Mr Joler, though, while admitting that his research made him a little paranoid about the information that was being harvested, is more worried about the longer term.
The data will remain in the hands of one company. Even if its current leaders are responsible and trustworthy, what about those in charge in 20 years?
Analysts say Share Lab's work is valuable and impressive. "It's probably the most comprehensive work mapping Facebook that I've ever seen," says Dr Julia Powles, an expert in technology law and policy at Cornell Tech.
"[The research] shows in cold and calculated terms how much we are giving away for the value of being able to communicate with your mates," she says.
The scale of Facebook's reach can be stated in raw numbers - but Share Lab's maps make it visceral, in a way that drawing parallels cannot.
"We haven't really got appropriate historical analogies for the tech giants," explains Dr Powles. Their powers, she continues, extend "far beyond" the likes of the East India Company and monopolies of old, such as Standard Oil.
And while many may consider the objectives of Mark Zuckerberg's empire to be rather benign, its outcomes are not always so.

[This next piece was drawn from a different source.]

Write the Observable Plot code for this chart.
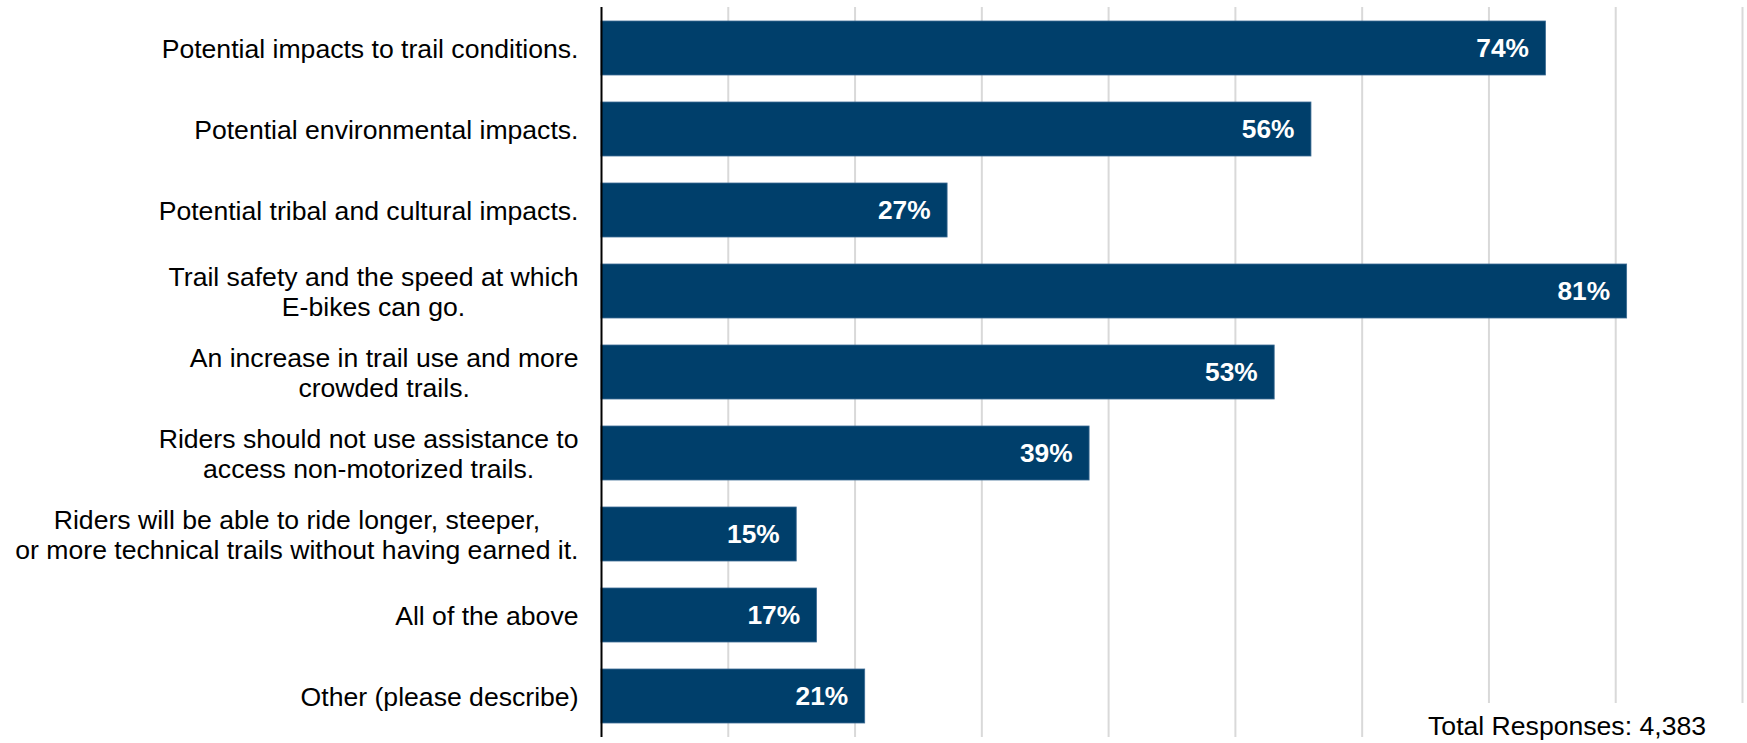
<!DOCTYPE html>
<html>
<head>
<meta charset="utf-8">
<script src="https://cdn.jsdelivr.net/npm/d3@7"></script>
<script src="https://cdn.jsdelivr.net/npm/@observablehq/plot@0.6"></script>
<style>
  html, body { margin: 0; padding: 0; background: #fff; }
  #wrap { position: relative; width: 1747px; height: 743px; overflow: hidden; }
  #caption {
    position: absolute; left: 1400px; top: 703px; right: 0; bottom: 0;
    background: #fff; text-align: right; padding-right: 41px; padding-top: 10px;
    box-sizing: border-box;
    font-family: "Liberation Sans", Arial, sans-serif; font-size: 26.6px; line-height: 1; color: #000;
  }
</style>
</head>
<body>
<div id="wrap"><div id="caption">Total Responses: 4,383</div></div>
<script>
const categories = [
  "Potential impacts to trail conditions.",
  "Potential environmental impacts.",
  "Potential tribal and cultural impacts.",
  "Trail safety and the speed at which\nE-bikes can go.",
  "An increase in trail use and more\ncrowded trails.",
  "Riders should not use assistance to\naccess non-motorized trails.",
  "Riders will be able to ride longer, steeper,\nor more technical trails without having earned it.",
  "All of the above",
  "Other (please describe)"
];
const values = [74.5, 56.0, 27.3, 80.9, 53.1, 38.5, 15.4, 17.0, 20.8];
const valueLabels = ["74%", "56%", "27%", "81%", "53%", "39%", "15%", "17%", "21%"];
const gridTicks = [10, 20, 30, 40, 50, 60, 70, 80, 90];

const rows = categories.map((c, i) => ({category: c, value: values[i], label: valueLabels[i]}));

const chart = Plot.plot({
  width: 1747,
  height: 743,
  marginLeft: 601,
  marginRight: 5,
  marginTop: 7,
  marginBottom: 6,
  style: {fontFamily: "'Liberation Sans', Arial, sans-serif", fontSize: "26.6px", background: "white", color: "#000"},
  x: {domain: [0, 90], axis: null},
  y: {domain: categories, paddingInner: 0.333, paddingOuter: 0.1667, label: null},
  marks: [
    Plot.gridX(gridTicks, {stroke: "#d9d9d9", strokeOpacity: 1, strokeWidth: 2}),
    Plot.barX(rows, {y: "category", x: "value", fill: "#003f6b", stroke: "#3d6c94", strokeWidth: 0.8}),
    Plot.ruleX([0], {stroke: "#000", strokeWidth: 2}),
    Plot.axisY({tickSize: 0, tickPadding: 23, label: null, lineHeight: 1.1, fontSize: 26.6, fill: "#000"}),
    Plot.text(rows, {y: "category", x: "value", text: "label", textAnchor: "end", dx: -17,
      fill: "white", fontWeight: "bold", fontSize: 26.3})
  ]
});

document.getElementById("wrap").insertBefore(chart, document.getElementById("caption"));

// Center multi-line labels within their block (right edge kept at the axis padding)
chart.querySelectorAll('g[aria-label="y-axis tick label"] text').forEach(t => {
  const w = t.getBBox().width;
  t.setAttribute("text-anchor", "middle");
  const spans = t.querySelectorAll("tspan");
  if (spans.length) spans.forEach(s => s.setAttribute("x", -w / 2));
  else t.setAttribute("x", -w / 2);
});
</script>
</body>
</html>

Facebook, argues Dr Powles, "plays to our base psychological impulses" by valuing popularity above all else.
Not that she expects Share Lab's research to lead to a mass Facebook exodus, or a dramatic increase in the scrutiny of tech titans.
"What is most striking is the sense of resignation, the impotence of regulation, the lack of options, the public apathy," says Dr Powles. "What an extraordinary situation for an entity that has power over information - there is no greater power really."

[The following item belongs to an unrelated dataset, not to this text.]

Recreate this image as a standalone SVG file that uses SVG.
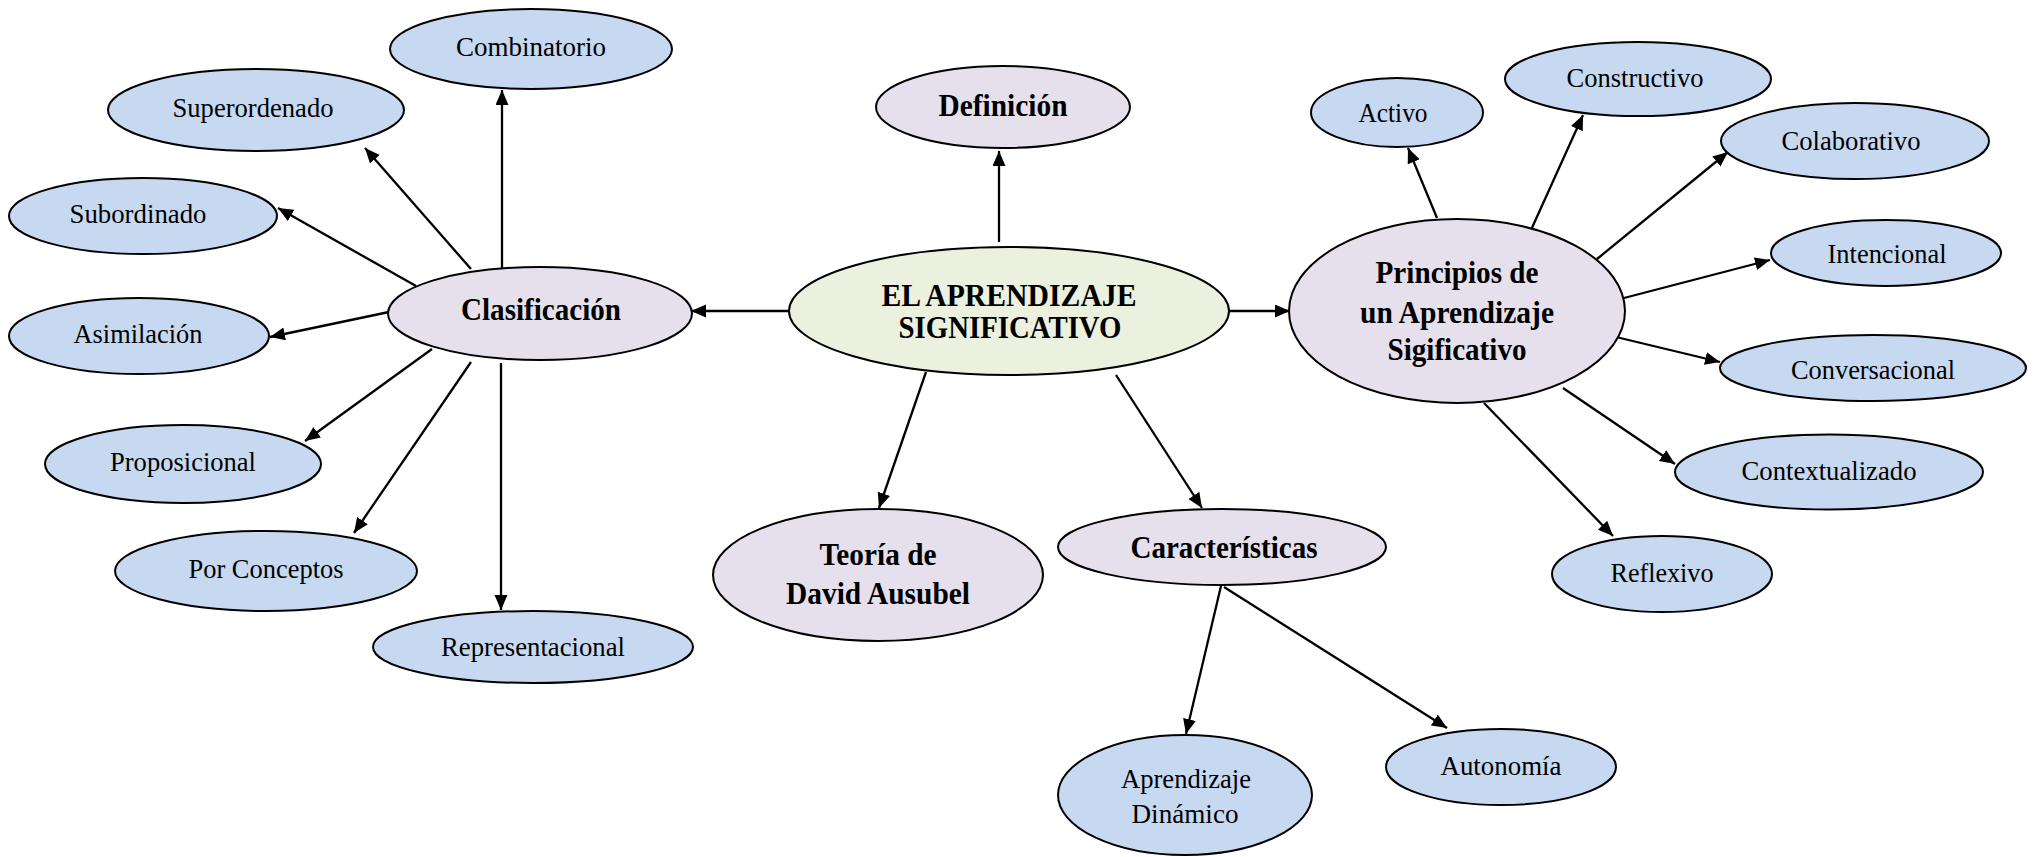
<svg xmlns="http://www.w3.org/2000/svg" width="2040" height="857" viewBox="0 0 2040 857">
<style>
.b{fill:#C6D9F1;stroke:#000;stroke-width:2}
.p{fill:#E5E0EC;stroke:#000;stroke-width:2}
.m{fill:#EBF1DE;stroke:#000;stroke-width:2}
text{font-family:"Liberation Serif","Times New Roman",serif;text-anchor:middle;fill:#000}
.r{font-size:28px}
.bd{font-size:31px;font-weight:bold}
.mt{font-size:31px;font-weight:bold}
#edges line{stroke:#000;stroke-width:2.3;marker-end:url(#ah)}
</style>
<defs>
<marker id="ah" markerUnits="userSpaceOnUse" markerWidth="16" markerHeight="14" refX="15" refY="6.5" orient="auto">
<path d="M0,0 L15,6.5 L0,13 Z" fill="#000"/>
</marker>
</defs>
<rect width="2040" height="857" fill="#fff"/>
<g id="edges">
<line x1="790" y1="311" x2="691" y2="311"/>
<line x1="1228" y1="311" x2="1290" y2="311"/>
<line x1="999" y1="242" x2="999" y2="151"/>
<line x1="926" y1="372" x2="879" y2="508"/>
<line x1="1116" y1="375" x2="1202" y2="508"/>
<line x1="502" y1="268" x2="502" y2="90"/>
<line x1="471" y1="269" x2="365" y2="148"/>
<line x1="416" y1="286" x2="278" y2="208"/>
<line x1="389" y1="312" x2="270" y2="337"/>
<line x1="432" y1="349" x2="305" y2="441"/>
<line x1="471" y1="362" x2="354" y2="533"/>
<line x1="501" y1="363" x2="501" y2="610"/>
<line x1="1221" y1="586" x2="1186" y2="734"/>
<line x1="1224" y1="587" x2="1447" y2="728"/>
<line x1="1437" y1="218" x2="1408" y2="148"/>
<line x1="1531" y1="230" x2="1583" y2="115"/>
<line x1="1597" y1="259" x2="1728" y2="152"/>
<line x1="1624" y1="298" x2="1770" y2="260"/>
<line x1="1616" y1="337" x2="1720" y2="362"/>
<line x1="1563" y1="388" x2="1675" y2="464"/>
<line x1="1484" y1="403" x2="1613" y2="536"/>
</g>
<g id="main"><ellipse class="m" cx="1009" cy="311" rx="220" ry="64"/>
<text class="mt" x="1009" y="306" textLength="255" lengthAdjust="spacingAndGlyphs">EL APRENDIZAJE</text>
<text class="mt" x="1010" y="338" textLength="223" lengthAdjust="spacingAndGlyphs">SIGNIFICATIVO</text></g>
<g id="definicion"><ellipse class="p" cx="1003" cy="107" rx="127" ry="41"/>
<text class="bd" x="1003" y="116" textLength="129" lengthAdjust="spacingAndGlyphs">Definición</text></g>
<g id="clasificacion"><ellipse class="p" cx="540" cy="313.5" rx="152" ry="46.5"/>
<text class="bd" x="541" y="320" textLength="160" lengthAdjust="spacingAndGlyphs">Clasificación</text></g>
<g id="teoria"><ellipse class="p" cx="878" cy="575" rx="165" ry="66"/>
<text class="bd" x="878" y="565" textLength="117" lengthAdjust="spacingAndGlyphs">Teoría de</text>
<text class="bd" x="878" y="604" textLength="184" lengthAdjust="spacingAndGlyphs">David Ausubel</text></g>
<g id="caracteristicas"><ellipse class="p" cx="1222" cy="547" rx="164" ry="38"/>
<text class="bd" x="1224" y="558" textLength="187" lengthAdjust="spacingAndGlyphs">Características</text></g>
<g id="principios"><ellipse class="p" cx="1457" cy="311" rx="168" ry="92"/>
<text class="bd" x="1457" y="283" textLength="163" lengthAdjust="spacingAndGlyphs">Principios de</text>
<text class="bd" x="1457" y="323" textLength="194" lengthAdjust="spacingAndGlyphs">un Aprendizaje</text>
<text class="bd" x="1457" y="360" textLength="139" lengthAdjust="spacingAndGlyphs">Sigificativo</text></g>
<g id="combinatorio"><ellipse class="b" cx="531" cy="49" rx="141" ry="40"/>
<text class="r" x="531" y="56" textLength="150" lengthAdjust="spacingAndGlyphs">Combinatorio</text></g>
<g id="superordenado"><ellipse class="b" cx="256" cy="110" rx="148" ry="41"/>
<text class="r" x="253" y="117" textLength="161" lengthAdjust="spacingAndGlyphs">Superordenado</text></g>
<g id="subordinado"><ellipse class="b" cx="143" cy="216" rx="134" ry="38"/>
<text class="r" x="138" y="223" textLength="137" lengthAdjust="spacingAndGlyphs">Subordinado</text></g>
<g id="asimilacion"><ellipse class="b" cx="139" cy="336" rx="130" ry="38"/>
<text class="r" x="138" y="343" textLength="129" lengthAdjust="spacingAndGlyphs">Asimilación</text></g>
<g id="proposicional"><ellipse class="b" cx="183" cy="464" rx="138" ry="39"/>
<text class="r" x="183" y="471" textLength="146" lengthAdjust="spacingAndGlyphs">Proposicional</text></g>
<g id="porconceptos"><ellipse class="b" cx="266" cy="571" rx="151" ry="40"/>
<text class="r" x="266" y="578" textLength="155" lengthAdjust="spacingAndGlyphs">Por Conceptos</text></g>
<g id="representacional"><ellipse class="b" cx="533" cy="647" rx="160" ry="36"/>
<text class="r" x="533" y="656" textLength="184" lengthAdjust="spacingAndGlyphs">Representacional</text></g>
<g id="aprendizajedinamico"><ellipse class="b" cx="1185" cy="795" rx="127" ry="60"/>
<text class="r" x="1186" y="788" textLength="130" lengthAdjust="spacingAndGlyphs">Aprendizaje</text>
<text class="r" x="1185" y="823" textLength="107" lengthAdjust="spacingAndGlyphs">Dinámico</text></g>
<g id="autonomia"><ellipse class="b" cx="1501" cy="767" rx="115" ry="38"/>
<text class="r" x="1501" y="775" textLength="121" lengthAdjust="spacingAndGlyphs">Autonomía</text></g>
<g id="activo"><ellipse class="b" cx="1397" cy="112.5" rx="86" ry="34.5"/>
<text class="r" x="1393" y="122" textLength="69" lengthAdjust="spacingAndGlyphs">Activo</text></g>
<g id="constructivo"><ellipse class="b" cx="1638" cy="79" rx="133" ry="37"/>
<text class="r" x="1635" y="87" textLength="137" lengthAdjust="spacingAndGlyphs">Constructivo</text></g>
<g id="colaborativo"><ellipse class="b" cx="1855" cy="141" rx="134" ry="38"/>
<text class="r" x="1851" y="150" textLength="139" lengthAdjust="spacingAndGlyphs">Colaborativo</text></g>
<g id="intencional"><ellipse class="b" cx="1886" cy="253" rx="115" ry="33"/>
<text class="r" x="1887" y="263" textLength="119" lengthAdjust="spacingAndGlyphs">Intencional</text></g>
<g id="conversacional"><ellipse class="b" cx="1873" cy="368" rx="153" ry="33"/>
<text class="r" x="1873" y="379" textLength="164" lengthAdjust="spacingAndGlyphs">Conversacional</text></g>
<g id="contextualizado"><ellipse class="b" cx="1829" cy="472" rx="154" ry="37.5"/>
<text class="r" x="1829" y="480" textLength="175" lengthAdjust="spacingAndGlyphs">Contextualizado</text></g>
<g id="reflexivo"><ellipse class="b" cx="1662" cy="574" rx="110" ry="38"/>
<text class="r" x="1662" y="582" textLength="103" lengthAdjust="spacingAndGlyphs">Reflexivo</text></g>
</svg>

It is this extraordinary dominance that the Share Lab team set out to illustrate. But Mr Joler is quick to point out that even their grand maps cannot provide an accurate picture of the social media giant's capabilities.
There is no guarantee, for example, that there are not many other algorithms at work that are still heavily guarded trade secrets.
However, Mr Joler argues, "it is still the one and only map that exists" of one of the greatest forces shaping our world today.